Starting a new job is never easy. You feel overwhelmed with all there is to learn and do. If you decide you should quit on the first day, ask yourself a few questions first. If the pressure of the job is higher than you thought it would be, speak to your boss. Negotiate for the conditions you want before quitting.
Although every job has its highs and lows, sometimes it makes sense to quit before you get too involved. If you get the strong impression that something is wrong with your new company, it might be time to get out while you still can. If this is confusing to you, don’t worry. Here are 12 solid reasons you should quit your job on the first day.
1. Your Body Tells You to Run
Give yourself permission to quit your new job on the first day if everything inside of you tells you to get out of there now. You might come across abusive behavior or harassment. For this to happen on your first day should be a warning that the place is just not safe. After all, your safety is what matters most. No job is worth putting up with abusive behavior from co-workers or managers.

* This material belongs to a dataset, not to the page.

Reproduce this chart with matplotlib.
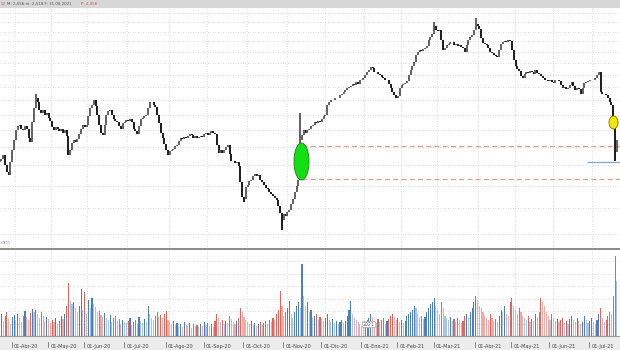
import numpy as np
import pandas as pd
import matplotlib
matplotlib.use("Agg")
import matplotlib.pyplot as plt
from matplotlib.patches import Rectangle
from matplotlib.path import Path
from matplotlib.ticker import NullLocator

# ---------------- data ----------------
start_date = "2020-03-23"
holidays = ["2020-04-10", "2020-04-13", "2020-05-01", "2020-12-25",
            "2021-01-01", "2021-04-02", "2021-04-05"]
month_names = {1: "Ene", 2: "Feb", 3: "Mar", 4: "Abr", 5: "May", 6: "Jun",
               7: "Jul", 8: "Ago", 9: "Sep", 10: "Oct", 11: "Nov", 12: "Dic"}

closes = [
    2.05, 2.07, 2.11, 2.00, 1.93, 1.90, 2.03, 2.16, 2.28, 2.40,
    2.45, 2.47, 2.42, 2.40, 2.45, 2.42, 2.30, 2.26, 2.50, 2.69,
    2.83, 2.77, 2.66, 2.62, 2.66, 2.60, 2.62, 2.55, 2.51, 2.44,
    2.40, 2.44, 2.41, 2.39, 2.42, 2.37, 2.40, 2.33, 2.11, 2.16,
    2.24, 2.28, 2.26, 2.29, 2.35, 2.42, 2.46, 2.44, 2.47, 2.58,
    2.69, 2.74, 2.80, 2.72, 2.59, 2.47, 2.37, 2.34, 2.47, 2.60,
    2.65, 2.66, 2.59, 2.54, 2.51, 2.50, 2.45, 2.42, 2.49, 2.50,
    2.53, 2.51, 2.54, 2.50, 2.42, 2.39, 2.35, 2.45, 2.54, 2.55,
    2.58, 2.59, 2.69, 2.77, 2.78, 2.73, 2.70, 2.60, 2.49, 2.37,
    2.30, 2.23, 2.16, 2.11, 2.15, 2.17, 2.18, 2.21, 2.22, 2.27,
    2.30, 2.29, 2.31, 2.30, 2.33, 2.35, 2.34, 2.30, 2.33, 2.30,
    2.31, 2.33, 2.31, 2.35, 2.36, 2.34, 2.37, 2.39, 2.36, 2.35,
    2.22, 2.13, 2.16, 2.13, 2.17, 2.20, 2.22, 2.12, 2.05, 2.04,
    2.02, 2.03, 1.99, 1.83, 1.70, 1.68, 1.79, 1.81, 1.84, 1.85,
    1.89, 1.91, 1.89, 1.90, 1.85, 1.83, 1.81, 1.78, 1.77, 1.74,
    1.72, 1.71, 1.69, 1.67, 1.62, 1.56, 1.51, 1.55, 1.54, 1.57,
    1.59, 1.64, 1.68, 1.74, 1.80, 1.85, 2.28, 2.34, 2.40, 2.36,
    2.40, 2.42, 2.45, 2.47, 2.50, 2.49, 2.51, 2.50, 2.54, 2.58,
    2.60, 2.74, 2.78, 2.80, 2.80, 2.83, 2.84, 2.84, 2.88, 2.90,
    2.92, 2.95, 2.98, 3.00, 3.02, 3.05, 3.03, 3.08, 3.05, 3.11,
    3.12, 3.14, 3.19, 3.24, 3.28, 3.33, 3.31, 3.24, 3.24, 3.21,
    3.19, 3.16, 3.14, 3.11, 3.11, 3.05, 2.98, 2.92, 2.88, 2.83,
    2.86, 2.98, 3.03, 3.05, 3.06, 3.09, 3.19, 3.28, 3.34, 3.41,
    3.54, 3.60, 3.63, 3.62, 3.65, 3.67, 3.71, 3.83, 3.89, 3.95,
    4.12, 4.03, 4.01, 4.03, 3.83, 3.63, 3.67, 3.73, 3.75, 3.79,
    3.79, 3.73, 3.75, 3.71, 3.73, 3.69, 3.67, 3.59, 3.73, 3.83,
    3.89, 3.93, 4.03, 4.16, 4.12, 4.05, 3.87, 3.77, 3.75, 3.73,
    3.67, 3.59, 3.58, 3.54, 3.52, 3.50, 3.63, 3.75, 3.79, 3.81,
    3.79, 3.83, 3.81, 3.63, 3.45, 3.34, 3.30, 3.26, 3.18, 3.14,
    3.21, 3.24, 3.22, 3.26, 3.24, 3.21, 3.28, 3.22, 3.21, 3.18,
    3.14, 3.12, 3.11, 3.09, 3.11, 3.08, 3.06, 3.11, 3.12, 3.09,
    3.03, 2.98, 3.00, 2.97, 2.98, 3.03, 3.08, 3.02, 2.95, 2.98,
    2.97, 2.90, 2.98, 3.06, 3.08, 3.09, 3.11, 3.11, 3.12, 3.14,
    3.19, 3.24, 2.92, 2.90, 2.90, 2.88, 2.83, 2.78, 2.74, 2.46,
    2.14, 2.28,
]
first_open = 2.03

wick_highs = {20: 2.90, 166: 2.62, 240: 4.20, 263: 4.30, 339: 2.74}
wick_lows = {135: 1.65, 156: 1.43, 340: 2.05}

volumes = [
    18, 22, 15, 20, 24, 17, 12, 19, 21, 16,
    22, 18, 14, 20, 25, 19, 16, 23, 27, 24,
    26, 22, 18, 24, 20, 15, 19, 17, 13, 16,
    14, 18, 12, 15, 20, 17, 22, 30, 53, 35,
    32, 34, 28, 24, 30, 47, 26, 44, 22, 36,
    28, 38, 32, 29, 24, 25, 21, 19, 23, 18,
    16, 21, 14, 18, 20, 15, 17, 12, 16, 14,
    13, 15, 18, 11, 14, 16, 12, 19, 15, 13,
    17, 14, 30, 22, 18, 16, 20, 24, 19, 21,
    18, 22, 25, 16, 14, 12, 15, 11, 13, 10,
    12, 9, 14, 11, 10, 13, 8, 12, 10, 11,
    9, 12, 10, 14, 11, 13, 10, 12, 9, 15,
    22, 18, 14, 16, 12, 15, 13, 20, 17, 14,
    12, 15, 18, 28, 24, 19, 16, 14, 12, 15,
    11, 13, 10, 12, 14, 11, 13, 15, 12, 16,
    14, 18, 16, 22, 26, 45, 30, 20, 24, 28,
    35, 22, 18, 24, 30, 34, 28, 72, 40, 30,
    34, 24, 26, 18, 20, 22, 16, 19, 17, 15,
    18, 22, 16, 14, 17, 13, 15, 12, 14, 16,
    13, 15, 20, 26, 35, 22, 18, 16, 14, 12,
    10, 9, 14, 16, 18, 22, 19, 15, 13, 17,
    14, 16, 18, 12, 15, 17, 20, 22, 19, 16,
    18, 14, 16, 13, 15, 20, 22, 24, 26, 30,
    28, 22, 18, 20, 17, 19, 24, 28, 32, 34,
    38, 30, 26, 22, 34, 28, 20, 18, 16, 19,
    15, 17, 14, 18, 16, 13, 15, 20, 22, 18,
    24, 28, 34, 40, 36, 30, 28, 24, 20, 18,
    16, 22, 18, 15, 17, 14, 20, 26, 24, 30,
    22, 20, 34, 38, 30, 26, 22, 28, 24, 20,
    18, 16, 20, 14, 17, 15, 22, 19, 24, 38,
    34, 30, 24, 20, 16, 22, 18, 15, 17, 14,
    16, 18, 13, 15, 12, 17, 20, 16, 14, 18,
    15, 12, 14, 20, 16, 13, 15, 18, 14, 12,
    16, 22, 28, 18, 14, 16, 20, 24, 22, 40,
    80, 55,
]

gap_levels = [2.21, 1.86]
gap_start = 167
support_level = 2.03
support_start = 324.5
green_mark = (166.5, 2.04)
yellow_mark = (338.6, 2.50)
price_grid = [1.4, 1.6, 1.8, 2.0, 2.2, 2.4, 2.6, 2.8, 3.0, 3.2, 3.4, 3.6, 3.8, 4.0, 4.2, 4.4]
volume_grid = [12.5, 25, 37.5, 50, 62.5, 75]
header_parts = [("02", "#e05050", 0.5), ("M: 2,556 m: 2,518 F: 31.08.2021", "#555555", 7),
                ("P: 4,056", "#e05050", 81)]

# ---------------- derived ----------------
n = len(closes)
days = pd.bdate_range(start_date, periods=n + 30)
days = days[~days.isin(pd.to_datetime(holidays))][:n]
x = np.arange(n)
c = np.array(closes)
o = np.array([first_open] + closes[:-1])
hi = np.maximum(o, c)
lo = np.minimum(o, c)
for k, v in wick_highs.items():
    hi[k] = v
for k, v in wick_lows.items():
    lo[k] = v
up = c >= o

month_idx = [i for i in range(1, n) if days[i].month != days[i - 1].month]

# ---------------- figure ----------------
W, H = 620, 350
fig = plt.figure(figsize=(W / 100, H / 100), dpi=100, facecolor="white")

XL = (0.2, 342.7)

# background strips (own axes, behind everything)
bg = fig.add_axes([0, 0, 1, 1], zorder=-5)
bg.set_axis_off()
bg.set_xlim(0, W)
bg.set_ylim(H, 0)
bg.add_patch(Rectangle((0, 0), W, 8, facecolor="#d7d7d7", edgecolor="none"))
bg.add_patch(Rectangle((0, 336), W, 14, facecolor="#ececec", edgecolor="none"))

# price panel
axp = fig.add_axes([0, 1 - 249 / H, 1, 241 / H])
axp.patch.set_alpha(0)
axp.set_yscale("log")
axp.set_xlim(*XL)
axp.set_ylim(1.296, 4.52)
axp.set_yticks(price_grid)
axp.yaxis.set_minor_locator(NullLocator())
axp.set_xticks([])
axp.tick_params(left=False, labelleft=False, which="both")
axp.yaxis.grid(True, color="#cfcfcf", linestyle=(0, (1, 2)), linewidth=0.6)
for m in month_idx:
    axp.axvline(m + 1.5, color="#d4d4d4", linestyle=(0, (1, 2)), linewidth=0.6, zorder=0)
for s in ["top", "left", "right"]:
    axp.spines[s].set_visible(False)
axp.spines["bottom"].set_color("#8a8a8a")
axp.spines["bottom"].set_linewidth(1.4)

cols = np.where(up, "#555555", "#0a0a0a")
axp.vlines(x, lo, hi, colors=cols, linewidth=1.3, zorder=3)

axp.hlines(gap_levels, gap_start, XL[1], colors="#e59a9a", linestyles=(0, (4, 2.6)),
           linewidth=0.9, zorder=2)
axp.hlines(support_level, support_start, XL[1], colors="#7fa7d6", linewidth=0.9, zorder=2)

th = np.linspace(0, 2 * np.pi, 80)
ell = Path(np.c_[np.cos(th) * 15 / 37, np.sin(th)], closed=True)
axp.plot([green_mark[0]], [green_mark[1]], marker=ell, markersize=37 * 0.72,
         markerfacecolor="#10e010", markeredgecolor="#208020", markeredgewidth=0.6,
         linestyle="none", zorder=4)
ell2 = Path(np.c_[np.cos(th) * 9 / 13, np.sin(th)], closed=True)
axp.plot([yellow_mark[0]], [yellow_mark[1]], marker=ell2, markersize=13 * 0.72,
         markerfacecolor="#f5e800", markeredgecolor="#807000", markeredgewidth=0.6,
         linestyle="none", zorder=4)

axp.text(0.5 / W, 7 / 241, "om", transform=axp.transAxes, fontsize=4.5,
         color="#9c9cbc", ha="left", va="center")

# volume panel
axv = fig.add_axes([0, 14 / H, 1, 86 / H])
axv.patch.set_alpha(0)
axv.set_xlim(*XL)
axv.set_ylim(0, 86)
axv.set_yticks(volume_grid)
axv.set_xticks([])
axv.tick_params(left=False, labelleft=False)
axv.yaxis.grid(True, color="#d4d4d4", linestyle=(0, (1, 2)), linewidth=0.6)
for m in month_idx:
    axv.axvline(m + 1.5, color="#d4d4d4", linestyle=(0, (1, 2)), linewidth=0.6, zorder=0)
for s in ["top", "left", "right"]:
    axv.spines[s].set_visible(False)
axv.spines["bottom"].set_color("#9a9a9a")
axv.spines["bottom"].set_linewidth(0.8)

vol = np.array(volumes)
prev = np.r_[vol[0], vol[:-1]]
light = vol < prev
vcols = []
for u, l in zip(up, light):
    if u:
        vcols.append("#a9c4e6" if l else "#4a7fc2")
    else:
        vcols.append("#f3aaa4" if l else "#e8625c")
axv.bar(x, vol, width=0.62, color=vcols, zorder=2)

# x axis labels
xt = axv.get_xaxis_transform()
for m in month_idx:
    d = days[m]
    lab = "01-%s-%s" % (month_names[d.month], str(d.year)[2:])
    axv.plot([m - 0.3, m - 0.3], [-6 / 86, -11 / 86], transform=xt,
             color="#777777", linewidth=0.6, clip_on=False, zorder=5)
    axv.text(m + 0.9, -10.5 / 86, lab, transform=xt,
             fontsize=3.6, color="#444444", ha="left", va="center", clip_on=False, zorder=5)
    if d.month == 1:
        axv.text(m + 0.6, 12 / 86, "2021", transform=xt,
                 fontsize=3.3, color="#555555", ha="left", va="center", zorder=5,
                 bbox=dict(boxstyle="square,pad=0.15", facecolor="white",
                           edgecolor="#999999", linewidth=0.4))

# header text
for txt, col, px in header_parts:
    fig.text(px / W, 1 - 4 / H, txt, fontsize=2.9, color=col, ha="left", va="center")

fig.savefig("out.png", dpi=100, facecolor="white")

You should not tolerate harassment of any kind. If you encounter these conditions, your instinct to quit is spot on. Get out of there as soon as possible. No matter how much you researched the company, it is possible to land a job where you work for the wrong people. If this happens and you feel as if you’re in danger, quit while you’re ahead.
Even if you leave the job for safety reasons, always quit in a respectful, dignified way. It is up to you if you want to give the real reasons for quitting. Sometimes, it’s just better to quit and say nothing about why. After all, it’s not as if you’re going to benefit from any changes they might make.
For the sake of other employees, you may want to say why you’re leaving. You would be doing your colleagues a favor if you tell the truth about the company’s abusive culture. After all, everyone is responsible for calling out abuse and harassment. Speaking up is morally sound. It’s also understandable if you decide to leave without explaining.